--- Goal ---
Copy the listing below in full and skip every picture.

--- Begin Dataset extract ---

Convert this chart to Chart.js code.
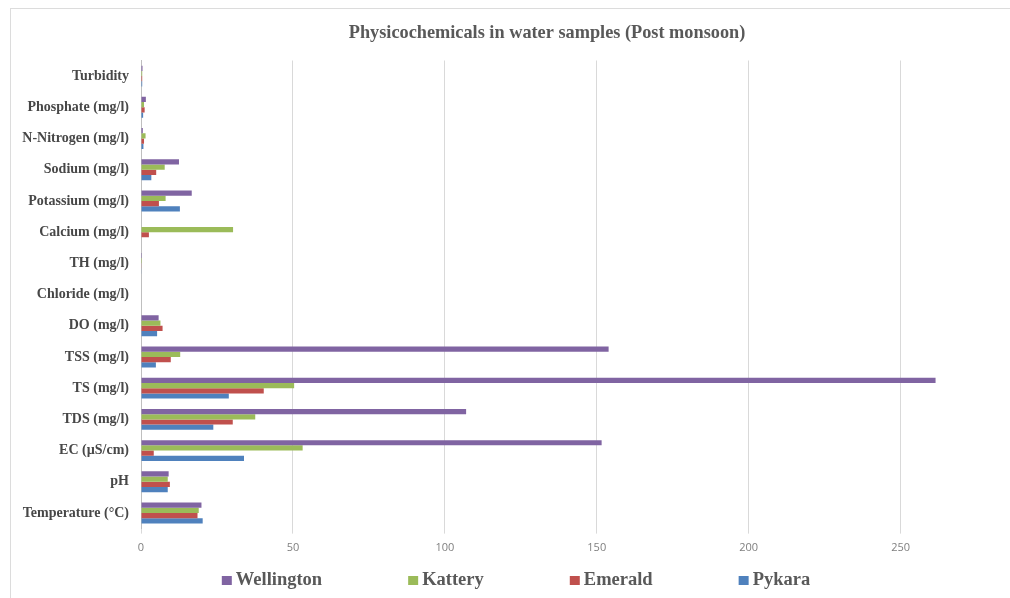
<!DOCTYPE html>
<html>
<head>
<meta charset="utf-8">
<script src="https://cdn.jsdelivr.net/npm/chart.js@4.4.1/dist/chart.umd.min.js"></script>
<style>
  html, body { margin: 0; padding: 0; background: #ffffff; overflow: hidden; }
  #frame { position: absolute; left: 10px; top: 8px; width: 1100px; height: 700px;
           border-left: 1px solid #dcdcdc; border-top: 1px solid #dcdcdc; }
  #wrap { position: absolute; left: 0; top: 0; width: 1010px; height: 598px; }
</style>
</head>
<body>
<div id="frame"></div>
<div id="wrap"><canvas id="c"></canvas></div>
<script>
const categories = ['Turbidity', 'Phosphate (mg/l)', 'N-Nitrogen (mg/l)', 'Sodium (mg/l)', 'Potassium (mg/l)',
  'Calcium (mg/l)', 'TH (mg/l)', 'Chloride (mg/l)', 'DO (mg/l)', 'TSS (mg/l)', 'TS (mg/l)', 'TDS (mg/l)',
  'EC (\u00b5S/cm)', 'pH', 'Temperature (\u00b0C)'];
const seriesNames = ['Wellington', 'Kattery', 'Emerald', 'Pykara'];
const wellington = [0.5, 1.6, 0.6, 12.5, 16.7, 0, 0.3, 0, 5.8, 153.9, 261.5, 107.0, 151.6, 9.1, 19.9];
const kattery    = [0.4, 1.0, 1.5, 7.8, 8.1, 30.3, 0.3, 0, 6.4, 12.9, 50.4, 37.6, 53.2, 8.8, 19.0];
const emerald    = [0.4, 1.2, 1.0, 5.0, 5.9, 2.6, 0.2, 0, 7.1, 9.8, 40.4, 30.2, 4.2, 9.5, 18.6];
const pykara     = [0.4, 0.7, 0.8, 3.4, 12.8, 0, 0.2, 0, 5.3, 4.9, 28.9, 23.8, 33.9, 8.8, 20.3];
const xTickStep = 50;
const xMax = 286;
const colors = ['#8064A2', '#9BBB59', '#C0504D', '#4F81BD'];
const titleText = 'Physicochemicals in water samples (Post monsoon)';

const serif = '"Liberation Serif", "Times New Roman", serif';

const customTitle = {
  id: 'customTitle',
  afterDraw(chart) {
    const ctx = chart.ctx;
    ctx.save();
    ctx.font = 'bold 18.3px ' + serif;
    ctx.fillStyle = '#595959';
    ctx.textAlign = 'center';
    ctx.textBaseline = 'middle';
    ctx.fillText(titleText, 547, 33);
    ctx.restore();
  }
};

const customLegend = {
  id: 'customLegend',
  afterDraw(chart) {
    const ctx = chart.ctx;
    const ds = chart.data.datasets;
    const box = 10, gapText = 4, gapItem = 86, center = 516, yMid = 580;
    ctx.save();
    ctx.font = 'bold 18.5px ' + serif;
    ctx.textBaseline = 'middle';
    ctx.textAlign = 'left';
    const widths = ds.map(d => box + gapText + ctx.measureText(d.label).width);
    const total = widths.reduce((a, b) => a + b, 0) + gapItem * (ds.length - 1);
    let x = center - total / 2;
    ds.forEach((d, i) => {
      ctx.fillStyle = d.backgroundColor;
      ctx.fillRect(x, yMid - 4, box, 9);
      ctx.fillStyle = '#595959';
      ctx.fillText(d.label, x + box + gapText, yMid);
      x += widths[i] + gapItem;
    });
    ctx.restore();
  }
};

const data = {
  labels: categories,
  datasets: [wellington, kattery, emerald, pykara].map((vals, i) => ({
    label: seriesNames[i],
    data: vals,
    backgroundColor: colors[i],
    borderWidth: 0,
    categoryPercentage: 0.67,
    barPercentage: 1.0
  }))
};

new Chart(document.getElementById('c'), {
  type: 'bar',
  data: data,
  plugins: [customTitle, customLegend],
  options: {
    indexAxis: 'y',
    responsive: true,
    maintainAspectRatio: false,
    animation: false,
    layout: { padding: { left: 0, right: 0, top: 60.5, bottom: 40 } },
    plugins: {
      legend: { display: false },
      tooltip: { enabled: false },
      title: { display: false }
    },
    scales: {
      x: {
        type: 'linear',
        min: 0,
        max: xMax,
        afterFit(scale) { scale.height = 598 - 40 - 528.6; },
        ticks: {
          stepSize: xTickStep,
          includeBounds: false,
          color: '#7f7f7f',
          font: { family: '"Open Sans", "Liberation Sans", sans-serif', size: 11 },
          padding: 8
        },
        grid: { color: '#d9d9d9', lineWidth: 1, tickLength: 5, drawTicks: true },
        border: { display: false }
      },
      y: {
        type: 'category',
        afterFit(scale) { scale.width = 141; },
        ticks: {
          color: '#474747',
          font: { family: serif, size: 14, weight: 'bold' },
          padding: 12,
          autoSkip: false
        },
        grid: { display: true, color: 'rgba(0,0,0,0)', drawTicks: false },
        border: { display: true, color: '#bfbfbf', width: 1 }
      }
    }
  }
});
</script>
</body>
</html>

--- End Dataset extract ---

--- Result of this task ---
Convert this chart to Chart.js code.
<!DOCTYPE html>
<html>
<head>
<meta charset="utf-8">
<script src="https://cdn.jsdelivr.net/npm/chart.js@4.4.1/dist/chart.umd.min.js"></script>
<style>
  html, body { margin: 0; padding: 0; background: #ffffff; overflow: hidden; }
  #frame { position: absolute; left: 10px; top: 8px; width: 1100px; height: 700px;
           border-left: 1px solid #dcdcdc; border-top: 1px solid #dcdcdc; }
  #wrap { position: absolute; left: 0; top: 0; width: 1010px; height: 598px; }
</style>
</head>
<body>
<div id="frame"></div>
<div id="wrap"><canvas id="c"></canvas></div>
<script>
const categories = ['Turbidity', 'Phosphate (mg/l)', 'N-Nitrogen (mg/l)', 'Sodium (mg/l)', 'Potassium (mg/l)',
  'Calcium (mg/l)', 'TH (mg/l)', 'Chloride (mg/l)', 'DO (mg/l)', 'TSS (mg/l)', 'TS (mg/l)', 'TDS (mg/l)',
  'EC (\u00b5S/cm)', 'pH', 'Temperature (\u00b0C)'];
const seriesNames = ['Wellington', 'Kattery', 'Emerald', 'Pykara'];
const wellington = [0.5, 1.6, 0.6, 12.5, 16.7, 0, 0.3, 0, 5.8, 153.9, 261.5, 107.0, 151.6, 9.1, 19.9];
const kattery    = [0.4, 1.0, 1.5, 7.8, 8.1, 30.3, 0.3, 0, 6.4, 12.9, 50.4, 37.6, 53.2, 8.8, 19.0];
const emerald    = [0.4, 1.2, 1.0, 5.0, 5.9, 2.6, 0.2, 0, 7.1, 9.8, 40.4, 30.2, 4.2, 9.5, 18.6];
const pykara     = [0.4, 0.7, 0.8, 3.4, 12.8, 0, 0.2, 0, 5.3, 4.9, 28.9, 23.8, 33.9, 8.8, 20.3];
const xTickStep = 50;
const xMax = 286;
const colors = ['#8064A2', '#9BBB59', '#C0504D', '#4F81BD'];
const titleText = 'Physicochemicals in water samples (Post monsoon)';

const serif = '"Liberation Serif", "Times New Roman", serif';

const customTitle = {
  id: 'customTitle',
  afterDraw(chart) {
    const ctx = chart.ctx;
    ctx.save();
    ctx.font = 'bold 18.3px ' + serif;
    ctx.fillStyle = '#595959';
    ctx.textAlign = 'center';
    ctx.textBaseline = 'middle';
    ctx.fillText(titleText, 547, 33);
    ctx.restore();
  }
};

const customLegend = {
  id: 'customLegend',
  afterDraw(chart) {
    const ctx = chart.ctx;
    const ds = chart.data.datasets;
    const box = 10, gapText = 4, gapItem = 86, center = 516, yMid = 580;
    ctx.save();
    ctx.font = 'bold 18.5px ' + serif;
    ctx.textBaseline = 'middle';
    ctx.textAlign = 'left';
    const widths = ds.map(d => box + gapText + ctx.measureText(d.label).width);
    const total = widths.reduce((a, b) => a + b, 0) + gapItem * (ds.length - 1);
    let x = center - total / 2;
    ds.forEach((d, i) => {
      ctx.fillStyle = d.backgroundColor;
      ctx.fillRect(x, yMid - 4, box, 9);
      ctx.fillStyle = '#595959';
      ctx.fillText(d.label, x + box + gapText, yMid);
      x += widths[i] + gapItem;
    });
    ctx.restore();
  }
};

const data = {
  labels: categories,
  datasets: [wellington, kattery, emerald, pykara].map((vals, i) => ({
    label: seriesNames[i],
    data: vals,
    backgroundColor: colors[i],
    borderWidth: 0,
    categoryPercentage: 0.67,
    barPercentage: 1.0
  }))
};

new Chart(document.getElementById('c'), {
  type: 'bar',
  data: data,
  plugins: [customTitle, customLegend],
  options: {
    indexAxis: 'y',
    responsive: true,
    maintainAspectRatio: false,
    animation: false,
    layout: { padding: { left: 0, right: 0, top: 60.5, bottom: 40 } },
    plugins: {
      legend: { display: false },
      tooltip: { enabled: false },
      title: { display: false }
    },
    scales: {
      x: {
        type: 'linear',
        min: 0,
        max: xMax,
        afterFit(scale) { scale.height = 598 - 40 - 528.6; },
        ticks: {
          stepSize: xTickStep,
          includeBounds: false,
          color: '#7f7f7f',
          font: { family: '"Open Sans", "Liberation Sans", sans-serif', size: 11 },
          padding: 8
        },
        grid: { color: '#d9d9d9', lineWidth: 1, tickLength: 5, drawTicks: true },
        border: { display: false }
      },
      y: {
        type: 'category',
        afterFit(scale) { scale.width = 141; },
        ticks: {
          color: '#474747',
          font: { family: serif, size: 14, weight: 'bold' },
          padding: 12,
          autoSkip: false
        },
        grid: { display: true, color: 'rgba(0,0,0,0)', drawTicks: false },
        border: { display: true, color: '#bfbfbf', width: 1 }
      }
    }
  }
});
</script>
</body>
</html>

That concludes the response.